入会のことば
この度は日本推理作家協会の末席に加えていただき、誠にありがとうございます。本協会主催の第六十八回江戸川乱歩賞を受賞し、『此の世の果ての殺人』にてデビューいたしました、荒木あかねと申します。
ミステリ作家を志すようになったきっかけは、中学三年生の夏、『オールスイリ2012』に収録されていた有栖川有栖先生の『探偵、青の時代』を読んだことです。明快かつ隙のないロジックと、青春の苦みを想起させるラストシーンが魅力の短編で、読み終えた頃にはミステリの虜となっていました。すぐさまウィキペディアにアクセスして有栖川先生の作品リストを開き、江神二郎シリーズが五作品、火村英生シリーズが約二十作品(二〇一三年当時)刊行されているのを確認して、「こんなに面白い作品がまだまだ沢山読めるんだ!」とガッツポーズしました。
当時の私はそれほど熱心な読書家ではなく、本格ミステリに触れたのもそれが初めてでした。『探偵、青の時代』と出会ったことで「新本格ミステリ」という区分、ムーヴメントを知り、受験勉強そっちのけですっかりハマってしまいました。また、海外の古典ミステリを読むようになってから巡り合ったアガサ・クリスティ『五匹の子豚』、『予告殺人』などの名作には多大なる影響を受けています。
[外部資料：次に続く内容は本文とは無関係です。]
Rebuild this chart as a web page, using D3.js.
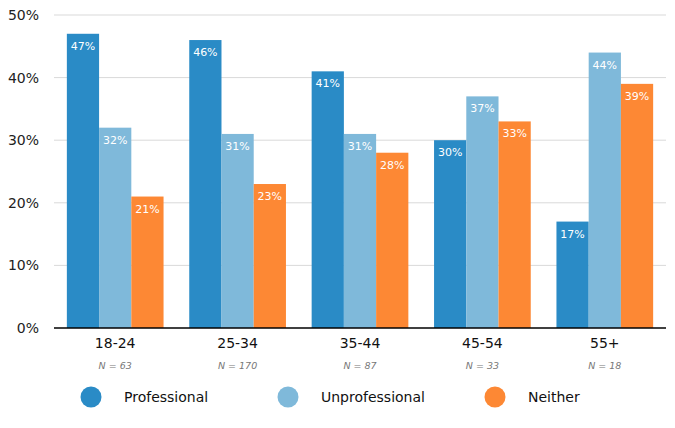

読みたい気持ちと書きたい気持ちはほぼ同時に沸き上がりました。自分でもミステリを書いてみたい。ミステリ作家になりたい。すぐに筆を執りましたが、中高生時代は長編を完成させるだけの筆力が身に付かず、新人賞への投稿を始めたのは大学生になってからでした。小説を書いていることは周囲にはほとんど伝えず、特に家族には一切打ち明けませんでした。「作家になりたい」なんて言い出したら猛反対されるだろうと勝手に思い込んでいたのです。大学在学中は落選が続きました。自作に対する客観的な意見が欲しいと願いながらも、内向的な性質ゆえ誰かに感想を求めることなどできず、毎日一人で書き続けました。
就職活動、そして社会人一年目を経て、一念発起して憧れの江戸川乱歩賞に応募し、受賞の知らせをいただいたときは文字通り飛び跳ねて喜びました。夢が叶ってからの日々は現実味乏しく、慌ただしく、刺激的です。デビューして半年が経過しましたが、本になった私の作品をたくさんの方々が読んでくださっているというのが今でも半分信じられないような気がしますし、直接感想をいただいたりすると新鮮にびっくりします。誰かに作品を読んでもらう、感想や執筆に関するアドバイスをもらう─内へ内へとこもっていた私にとって、それはデビュー後の執筆生活に訪れた一番の変化でした。
昨年十一月には本協会の主催により、盛大な贈呈式を催していただきました。選考委員の先生方から直接激励のお言葉をいただいたり、壇上で日本推理作家協会賞贈呈式を観覧させていただいたりと、素晴らしいひとときを過ごしたのですが、贈呈式の最後には人生最大のサプライズが待っていました。まさかまさか、ミステリ作家を志すきっかけを作ってくださった有栖川有栖先生に登壇していただけるなんて! 本当に最高の思い出になりました。選考委員の先生方、サプライズを企画していただいた関係者の皆様にこの場をお借りして厚く御礼申し上げます。
授賞式が終わった後、有栖川先生から「荒木さん、サインください」と拙作『此の世の果ての殺人』を手渡されました。『此の世の果て』の見返しは濃い青色をしているため、黒のペンを使うとサインが見えにくくなってしまうのですが、それを考慮してか有栖川先生自らキラキラのサインペンを用意してくださっていました。粋すぎる計らいを目の当たりにして気が動転して、咄嗟に口から出てきたのが「私も家から『菩提樹荘の殺人』を持ってくればよかった!(サインしてもらいたかった)」などというオタク丸出しの一言。きちんとお礼を言えなかったことを大いに反省しております。
ミステリに携わるたくさんの会員の方々によって構成された、この日本推理作家協会という歴史ある団体に加入させていただき、本当に嬉しく思います。ミステリ作家としてのお仕事を始めて以来自分の未熟さを痛感する毎日ですが、人とのご縁を大切に、執筆活動に邁進いたします。今後ともどうぞよろしくお願いいたします。